8.5/10Une Aventure de Spirou et Fantasio - Tome 4 - Le journal d'un ingénu

/ Critique - écrit par riffhifi, le 21/04/2008
Notre verdict : 8.5/10 - Spirou begins (Fiche technique)

Bon anniversaire, Spirou ! Apparu pour la première fois le 21 avril 1938, le groom fête aujourd'hui ses 70 ans. Quel meilleur cadeau que cet album d'Emile Bravo qui invente sa première rencontre avec Fantasio, en 1939 ?

On va finir par le savoir, 2008 est l'année des 70 ans de Spirou (et celle d'autres anniversaires BD sur lesquels on reviendra en temps voulu) ; à cette occasion, les éditions Dupuis mettent les petits plats dans les grands : deux expositions à Bruxelles, une pièce spécialement frappée par la Monnaie de Paris, un changement de rédacteur en chef du Journal de Spirou, qui se pare pour l'occasion d'une « nouvelle super formule »... Au Salon du Livre le mois dernier, les badauds avaient même droit à un petit chapeau de groom s'ils passaient à côté du stand de l'éditeur ! Dans cet océan de paillettes, l'effort le plus appréciable est tout naturellement la parution d'une bande dessinée spéciale, concoctée par Emile Bravo pour la série « Une aventure de Spirou et Fantasio par... ». Si les trois précédents titres pouvaient décevoir par leur manque d'ambition et d'originalité, celui de Bravo mérite qu'on retourne à l'auteur son propre nom de famille. Faisant le lien entre les premières aventures signées Rob-Vel et la période Franquin entamée en 1947, Le journal d'un ingénu est un bijou d'ingéniosité et de culot.
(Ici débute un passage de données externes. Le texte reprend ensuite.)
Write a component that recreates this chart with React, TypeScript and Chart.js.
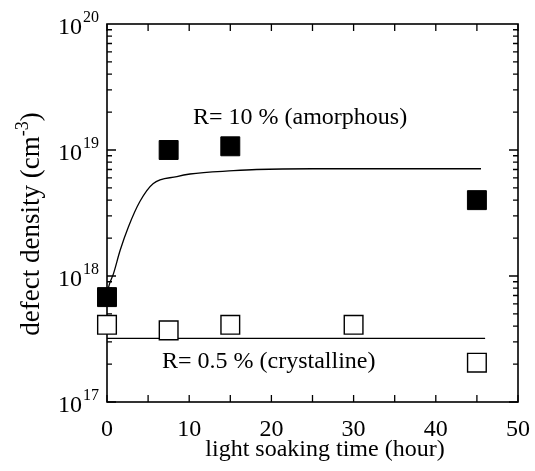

Bruxelles, 1939. Spirou est un jeune groom employé au Moustic Hotel. Brutalisé par le chef portier Entresol, il ne se préoccupe que de payer son loyer et d'arbitrer les matchs de foot des gamins du quartier. Mais les évènements qui l'entourent vont le rattraper, ainsi qu'un journaliste envahissant nommé Fantasio.

Dès la couverture, on sait qu'on a affaire à un Spirou différent de tout ce qui a été fait précédemment : toute simple mais splendide, elle montre le groom avec un
coquard à l'œil et son écureuil Spip dans les bras (et si on rappelait au passage que Spirou veut dire écureuil en wallon ?), debout devant une absence de décor jaunie comme un vieux journal. A sa droite, une multiplication de marteaux et de faucilles rougit l'image ; à gauche, ce sont les croix gammées qui noircissent le tableau. La problématique de l'album est posée : Spirou est pris dans l'étau de la politique, traversant une époque sombre où les gens qui l'entourent prennent parti pour les fascistes ou les communistes. Et lui ? Lui, il se demande comment s'y prendre avec la jeune femme de chambre qui travaille avec lui et dont il ignore le nom. Il aimerait faire l'amour, pas la guerre.

En ces temps où il est de bon ton de revenir aux origines des personnages célèbres pour mieux les réinventer, Emile Bravo préfère jouer la carte de la cohérence et de l'hommage, en faisant référence aux planches de Rob-Vel autant qu'aux travaux ultérieurs de Jijé et Franquin. S'il fallait trouver une comparaison, plutôt qu'à Batman Begins ou Casino Royale, on penserait au Secret de la pyramide, ce film où un jeune Sherlock Holmes fait ses premiers pas de détective et
trouve l'origine de ses manies. De la même façon, Le journal d'un ingénu trouve un ton personnel, très différent de celui des albums traditionnels (on ne peut pas à proprement parler d'aventures ici), tout en s'adressant directement aux amoureux de la bande dessinée. Le dessin n'est comparable à celui d'aucun des artistes ayant œuvré sur la série, on peut le définir comme un mélange de ligne claire façon Hergé et de style quotidien façon Spiessert, tel qu'on peut l'observer chez plusieurs auteurs de la collection Expresso. Hergé, on en parle d'ailleurs à plusieurs reprises puisque Spirou déclare ici être un fervent lecteur de... Tintin ! Un bon moyen de réconcilier les deux frères ennemis de la bande dessinée belge, qu'il ne sert plus à rien d'opposer.

Ecrit avec une verve remarquable (on goûtera particulièrement les dialogues du premier rendez-vous amoureux de Spirou), dessiné avec gourmandise, l'album est également capable de fournir quelques surprises de taille, dont un épilogue particulièrement gonflé qui amène le lecteur à se poser bon nombre de questions sur l'ensemble des aventures de Spirou.

En tout cas, on sait désormais pourquoi Spirou et Fantasio sont vaccinés contre la politique et les femmes (quoique, Seccotine...).